Sinds het leger in 2021 opnieuw de macht greep na tien jaar samenwerking met de oppositie, gaat Myanmar gebukt onder een burgeroorlog tussen het leger en samenwerkende rebellengroepen. Door de gevechten zijn inmiddels 3 miljoen inwoners binnen de landsgrenzen op de vlucht geslagen en is de economie ingestort.
Gevaar van alle kanten
Voor het Rode Kruis is het door de aanwezigheid van het leger en rebellen moelijker om sommige plekken te bereiken, vertelt Brouwer. Dat geldt bijvoorbeeld voor buitenwijken van Sagaing, de buurstad van Mandalay die het epicentrum van de aardbeving vormde en eveneens zwaar is getroffen. “Mensen hebben heel hard hulp nodig. We roepen strijdende partijen op om met geweld te stoppen en hulpverlening door te laten.”

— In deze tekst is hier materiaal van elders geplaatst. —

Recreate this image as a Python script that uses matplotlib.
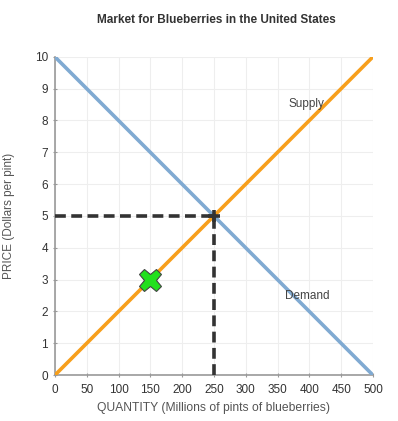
import matplotlib.pyplot as plt

plt.rcParams['font.family'] = ['Liberation Sans', 'DejaVu Sans']

# Curves
demand_q = [0, 500]
demand_p = [10, 0]
supply_q = [0, 500]
supply_p = [0, 10]

# Equilibrium and marked point
eq_q, eq_p = 250, 5
mark_q, mark_p = 150, 3

x_ticks = [0, 50, 100, 150, 200, 250, 300, 350, 400, 450, 500]
y_ticks = [0, 1, 2, 3, 4, 5, 6, 7, 8, 9, 10]

fig = plt.figure(figsize=(3.98, 4.21), dpi=100)
ax = fig.add_axes([0.138, 0.109, 0.799, 0.756])

ax.plot(demand_q, demand_p, color='#80aad2', lw=2.6, solid_capstyle='butt', zorder=3)
ax.plot(supply_q, supply_p, color='#f79f1c', lw=2.6, solid_capstyle='butt', zorder=3)

ax.plot([0, eq_q], [eq_p, eq_p], color='#333333', lw=2.6, ls=(0, (3, 1.5)), zorder=4)
ax.plot([eq_q, eq_q], [0, eq_p], color='#333333', lw=2.6, ls=(0, (3, 1.5)), zorder=4)
ax.plot([eq_q], [eq_p], marker='+', color='#333333', ms=9, mew=2.6, zorder=5)

ax.plot([mark_q], [mark_p], marker='X', color='#22e01e', mec='#444444', mew=0.8, ms=16, zorder=6)

ax.text(367, 8.52, 'Supply', fontsize=8.5, color='#444444', ha='left', va='center', zorder=5)
ax.text(361, 2.48, 'Demand', fontsize=8.5, color='#444444', ha='left', va='center', zorder=5)

ax.set_xlim(0, 500)
ax.set_ylim(0, 10)
ax.set_xticks(x_ticks)
ax.set_yticks(y_ticks)
ax.tick_params(labelsize=8.5, colors='#333333', length=3, width=0.8, direction='inout')
ax.tick_params(axis='x', pad=5)
ax.tick_params(axis='both', color='#999999')
ax.grid(True, color='#eeeeee', lw=0.8)
ax.set_axisbelow(True)
for s in ['top', 'right']:
    ax.spines[s].set_visible(False)
for s in ['left', 'bottom']:
    ax.spines[s].set_color('#999999')
    ax.spines[s].set_linewidth(1.2)

ax.set_xlabel('QUANTITY (Millions of pints of blueberries)', fontsize=8.7, color='#555555', labelpad=4)
ax.set_ylabel('PRICE (Dollars per pint)', fontsize=8.5, color='#555555', labelpad=14)
fig.text(0.543, 0.952, 'Market for Blueberries in the United States', fontsize=8.5,
         fontweight='bold', color='#333333', ha='center', va='center')

fig.savefig('out.png', dpi=100)
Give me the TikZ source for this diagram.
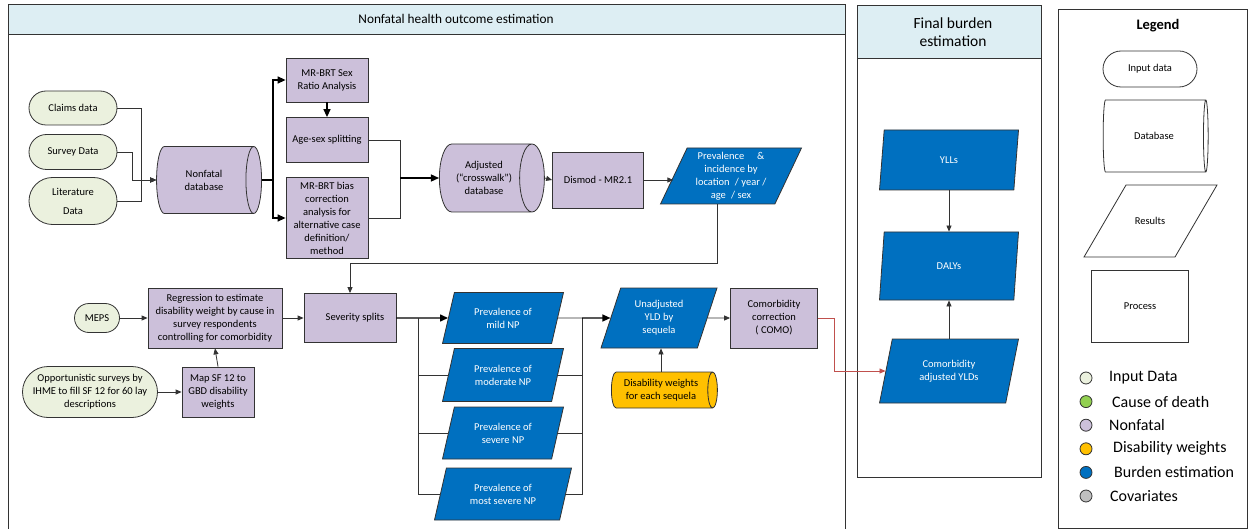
\documentclass[tikz,border=0pt]{standalone}
\usepackage{fontspec}
\setmainfont{Carlito}
\usetikzlibrary{positioning,shapes.geometric,shapes.misc,arrows.meta}

\definecolor{headblue}{HTML}{DDEEF3}
\definecolor{inpgreen}{HTML}{EBF1DE}
\definecolor{nfpurple}{HTML}{CCC0DA}
\definecolor{dwyellow}{HTML}{FFC000}
\definecolor{burdenblue}{HTML}{0070C0}
\definecolor{codgreen}{HTML}{92D050}
\definecolor{covgrey}{HTML}{BFBFBF}
\definecolor{linkred}{HTML}{C0504D}

\tikzset{
  panel/.style={draw=black!80, line width=0.8pt},
  paneltitle/.style={align=center},
  box/.style={draw=black!80, line width=0.8pt, align=center, inner sep=1pt,
    font=\fontsize{10.5}{13}\selectfont},
  inp/.style={box, rounded rectangle, fill=inpgreen},
  proc/.style={box, rectangle, fill=nfpurple},
  dbase/.style={box, cylinder, shape aspect=0.7, fill=nfpurple},
  result/.style={box, trapezium, trapezium left angle=62, trapezium right angle=118,
    trapezium stretches body, fill=burdenblue, text=white},
  flow/.style={draw=black!80, line width=0.8pt, -{Triangle[length=6pt,width=5pt]}},
  flowthick/.style={draw=black, line width=1.4pt, -{Triangle[length=8pt,width=7pt]}},
  legdot/.style={circle, draw=black!80, line width=0.8pt, minimum size=12pt, inner sep=0pt},
  legtext/.style={anchor=west, inner sep=1pt, font=\fontsize{16}{18}\selectfont},
}

\begin{document}
\begin{tikzpicture}[x=1pt,y=-1pt]
  \useasboundingbox (0,0) rectangle (1249,529);

  % Nonfatal panel
  \fill[headblue] (8,4) rectangle (845,34);
  \draw[panel] (8,529) -- (8,4) -- (845,4) -- (845,529);
  \draw[panel] (8,34) -- (845,34);
  \node[paneltitle, font=\fontsize{13.3}{16}\selectfont] (nftitle) at (456,19) {Nonfatal health outcome estimation};

  % Final burden panel
  \draw[panel, fill=headblue] (857,5) rectangle (1041,58);
  \draw[panel] (857,58) rectangle (1041,477);
  \node[paneltitle, font=\fontsize{15.5}{18.5}\selectfont] (fbtitle) at (953,32) {Final burden\\estimation};

  % Legend panel
  \draw[panel] (1058,9) rectangle (1247,528);
  \node[font=\bfseries\fontsize{14.5}{16}\selectfont] (legtitle) at (1158,26) {Legend};

  % input data and nonfatal database
  \node[inp, minimum width=90pt, minimum height=34pt] (claims) at (73,108) {Claims data};
  \node[inp, minimum width=90pt, minimum height=35pt] (survey) at (73,152) {Survey Data};
  \node[inp, minimum width=90pt, minimum height=47pt] (lit) at (73,201) {Literature\\[6pt]Data};
  \node[dbase, minimum height=105pt, minimum width=67pt] (ndb) at (204,180) {Nonfatal\\database};

  % adjustments
  \node[proc, minimum width=82pt, minimum height=44pt] (sexr) at (327,80) {MR-BRT Sex\\Ratio Analysis};
  \node[proc, minimum width=82pt, minimum height=45pt] (agesex) at (327,140) {Age-sex splitting};
  \node[proc, minimum width=82pt, minimum height=81pt] (bias) at (327,218)
    {MR-BRT bias\\correction\\analysis for\\alternative case\\definition/\\method};
  \node[dbase, minimum height=105pt, minimum width=68pt] (adjdb) at (484,178)
    {Adjusted\\(“crosswalk”)\\database};
  \node[proc, minimum width=91pt, minimum height=56pt] (dismod) at (598,180) {Dismod - MR2.1};
  \node[result, minimum width=141pt, minimum height=56pt] (prev) at (731,176)
    {Prevalence\quad\ \&\\incidence by\\location\enspace/ year /\\age\enspace/ sex};

  % disability weights
  \node[inp, minimum width=47pt, minimum height=29pt] (meps) at (97,318) {MEPS};
  \node[proc, minimum width=134pt, minimum height=60pt] (regr) at (215,318)
    {Regression to estimate\\disability weight by cause in\\survey respondents\\controlling for comorbidity};
  \node[proc, minimum width=92pt, minimum height=49pt] (sev) at (350,318) {\hspace*{10pt}Severity splits};
  \node[inp, minimum width=137pt, minimum height=51pt] (opp) at (90,392)
    {Opportunistic surveys by\\IHME to fill SF 12 for 60 lay\\descriptions};
  \node[proc, minimum width=72pt, minimum height=50pt] (mapsf) at (218,392)
    {Map SF 12 to\\GBD disability\\weights};

  % severity results
  \node[result, minimum width=121pt, minimum height=51pt] (mild) at (503,318) {Prevalence of\\mild NP};
  \node[result, minimum width=121pt, minimum height=53pt] (moder) at (503,375) {Prevalence of\\moderate NP};
  \node[result, minimum width=121pt, minimum height=52pt] (severe) at (503,433) {Prevalence of\\severe NP};
  \node[result, minimum width=137pt, minimum height=52pt] (most) at (503,494) {Prevalence of\\most severe NP};
  \node[result, minimum width=116pt, minimum height=60pt] (unadj) at (659,318) {Unadjusted\\YLD by\\sequela};
  \node[box, cylinder, shape aspect=0.4, fill=dwyellow, text=black,
    minimum height=106pt, minimum width=36pt] (dw) at (661,390) {Disability weights\\for each sequela};
  \node[proc, minimum width=87pt, minimum height=60pt] (como) at (774,318) {Comorbidity\\correction\\( COMO)};

  % final burden
  \node[result, minimum width=139pt, minimum height=60pt] (ylls) at (949,160) {YLLs};
  \node[result, minimum width=139pt, minimum height=68pt] (dalys) at (949,266) {DALYs};
  \node[result, minimum width=139pt, minimum height=64pt] (cadj) at (949,371) {Comorbidity\\adjusted YLDs};

  % legend shapes
  \node[box, rounded rectangle, fill=white, minimum width=96pt, minimum height=36pt] (lin) at (1150,69) {Input data};
  \node[box, cylinder, shape aspect=0.5, fill=white, minimum height=105pt, minimum width=72pt] (ldb) at (1154,136) {Database};
  \draw[panel] (1084,257) -- (1126,185) -- (1217,185) -- (1175,257) -- cycle;
  \node[box, draw=none] (lres) at (1150,221) {Results};
  \node[box, fill=white, minimum width=97pt, minimum height=72pt] (lproc) at (1140,306) {Process};
  \foreach \col/\lab/\xo [count=\i] in {inpgreen/Input Data/1108, codgreen/Cause of death/1111,
      nfpurple/Nonfatal/1108, dwyellow/Disability weights/1112,
      burdenblue/Burden estimation/1113, covgrey/Covariates/1109} {
    \node[legdot, fill=\col] (dot\i) at (1086,354.4+23.6*\i) {};
    \node[legtext] (leg\i) at (\xo,354.4+23.6*\i) {\lab};
  }

  % connectors
  \draw[flow] (claims.east) -- ++(24,0) |- (ndb.west);
  \draw[flow] (survey.east) -- ++(15,0) |- (ndb.west);
  \draw[flow] (lit.east) -- ++(24,0) |- (ndb.west);
  \draw[flowthick] (ndb.east) -- ++(11,0) coordinate (j1) |- (sexr.west);
  \draw[flowthick] (j1) |- (bias.west);
  \draw[flowthick] (sexr.south) -- (agesex.north);
  \coordinate (j2) at (400,178);
  \draw[flow, -] (agesex.east) -| (j2);
  \draw[flow, -] (bias.east) -| (j2);
  \draw[flowthick] (j2) -- (adjdb.west);
  \draw[flow] (adjdb.east) -- (dismod.west);
  \draw[flow] (dismod.east) -- (dismod.east -| prev.west);
  \draw[flow] (prev.bottom side) -- ++(0,59) -| (sev.north);
  \draw[flow] (meps.east) -- (regr.west);
  \draw[flow] (regr.east) -- (sev.west);
  \draw[flow] (opp.east) -- (mapsf.west);
  \draw[flow] (mapsf.north) -- (regr.south);
  \draw[flowthick] (sev.east) -- ++(22,0) coordinate (j3) -- (mild.west);
  \draw[flow, -] (j3) |- (moder.west);
  \draw[flow, -] (j3) |- (severe.west);
  \draw[flow, -] (j3) |- (most.west);
  \coordinate (j4) at (582,318);
  \draw[flow, -] (mild.east) -- (j4);
  \draw[flow, -] (moder.east) -| (j4);
  \draw[flow, -] (severe.east) -| (j4);
  \draw[flow, -] (most.east) -| (j4);
  \draw[flowthick] (j4) -- (unadj.west);
  \draw[flow] (dw.north) -- (dw.north |- unadj.south);
  \draw[flow] (unadj.east) -- (como.west);
  \draw[flow, draw=linkred] (como.east) -- ++(16,0) |- (cadj.west);
  \draw[flow] (ylls.south -| ylls.center) -- (dalys.north -| dalys.center);
  \draw[flow] (cadj.north -| cadj.center) -- (dalys.south -| dalys.center);
\end{tikzpicture}
\end{document}
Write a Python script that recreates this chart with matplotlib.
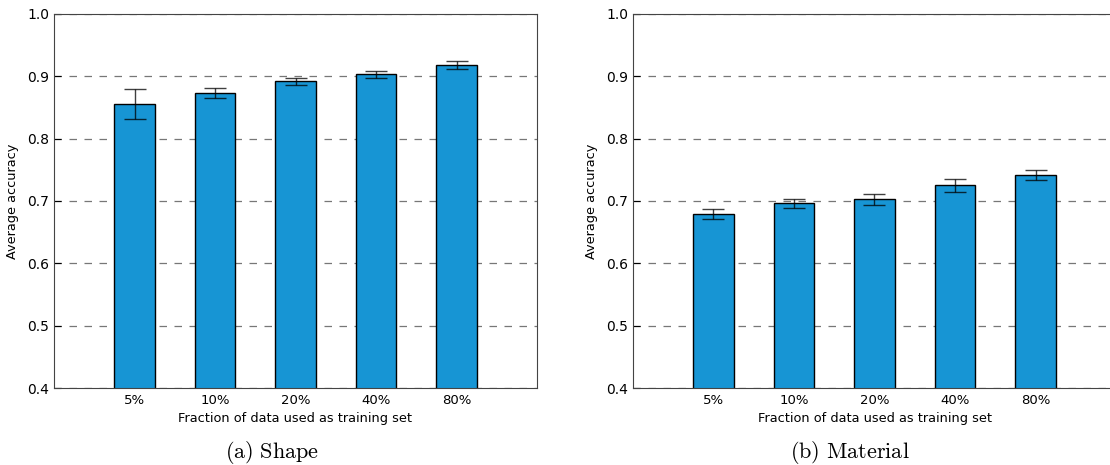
import matplotlib
matplotlib.use("Agg")
import matplotlib.pyplot as plt
import numpy as np

fractions = ["5%", "10%", "20%", "40%", "80%"]

shape_acc = [0.855, 0.874, 0.892, 0.903, 0.918]
shape_err = [0.024, 0.008, 0.006, 0.006, 0.007]

material_acc = [0.679, 0.696, 0.703, 0.725, 0.742]
material_err = [0.008, 0.008, 0.009, 0.010, 0.008]

captions = ["(a) Shape", "(b) Material"]

BAR = "#1795D4"
W, H = 1110, 465

plt.rcParams.update({
    "font.family": "DejaVu Sans",
    "mathtext.fontset": "cm",
})

fig = plt.figure(figsize=(W / 100, H / 100), dpi=100)

def make_axes(x0, x1, y0=14, y1=388):
    return fig.add_axes([x0 / W, 1 - y1 / H, (x1 - x0) / W, (y1 - y0) / H])

axes = [make_axes(54, 537), make_axes(633, 1116)]
data = [(shape_acc, shape_err), (material_acc, material_err)]

for ax, (acc, err) in zip(axes, data):
    x = np.arange(len(fractions))
    ax.bar(x, acc, width=0.5, color=BAR, edgecolor="black", linewidth=1.0, zorder=2)
    ax.errorbar(x, acc, yerr=err, fmt="none", ecolor="black", elinewidth=1.0,
                capsize=8, capthick=1.0, alpha=0.75, zorder=3)
    ax.set_xlim(-1, 5)
    ax.set_ylim(0.4, 1.0)
    ax.set_xticks(x)
    ax.set_xticklabels(fractions, fontsize=9.5)
    ax.set_yticks(np.arange(0.4, 1.01, 0.1))
    ax.set_yticklabels([f"{v:.1f}" for v in np.arange(0.4, 1.01, 0.1)], fontsize=10)
    ax.tick_params(axis="x", length=0, pad=4)
    ax.tick_params(axis="y", direction="in", length=5, right=False)
    ax.yaxis.grid(True, linestyle=(0, (6, 6)), color="#777777", linewidth=0.9, zorder=0)
    ax.set_axisbelow(True)
    for s in ax.spines.values():
        s.set_color("#444444")
    ax.set_xlabel("Fraction of data used as training set", fontsize=9.3, labelpad=4)
    ax.set_ylabel("Average accuracy", fontsize=9.3, labelpad=6)

for cx, cap in zip([272, 850], captions):
    fig.text(cx / W, 1 - 452 / H, r"$\mathrm{" + cap.replace(" ", r"\ ") + "}$",
             ha="center", va="center", fontsize=16)

fig.savefig("out.png", dpi=100)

Ook voor hulporganisatie CARE is het een puzzel hoe en waar hulp te verlenen in Myanmar, vertelt hoofd humanitaire hulp Jojanneke Spoor van de Nederlandse tak. “Ik weet dat er absoluut nog gebieden zijn waar het heel lastig is om te komen, door conflicten en restricties van de autoriteiten.” In overleg met andere organisaties helpen hulpverleners daar waar ze kunnen komen.
Ze proberen daarbij zo zelfstandig mogelijk te werk te gaan. Bijvoorbeeld door op lokale markten hulpgoederen in te kopen en contant geld op te halen bij banken waarmee inwoners zelf wat boodschappen kunnen doen. “De lokale prijzen zijn omhooggeschoten, maar er zijn nog winkels open. Wel zijn er restricties voor de hoeveelheid cash die we bij de bank kunnen ophalen.”
De veiligheid van medewerkers is een ingewikkeld punt, zegt Spoor. “Je krijgt geen garanties. Een speciaal team verzamelt lokaal zoveel mogelijk informatie. Op basis daarvan maken we elke dag de afweging of het werk nog veilig te doen is.”
In het rampgebied “heerst een overweldigend gevoel van ontreddering”, zegt Spoor. “Mensen slapen op straat, hebben een gebrek aan water en vragen zich af hoe ze het aanstaande regenseizoen doorkomen. Hulp gaat niet alleen om voedsel en water, maar ook om het omgaan met angst en stress.” Ze ziet dat de situatie niet alleen bij inwoners, maar ook bij hulpverleners tot spanning leidt.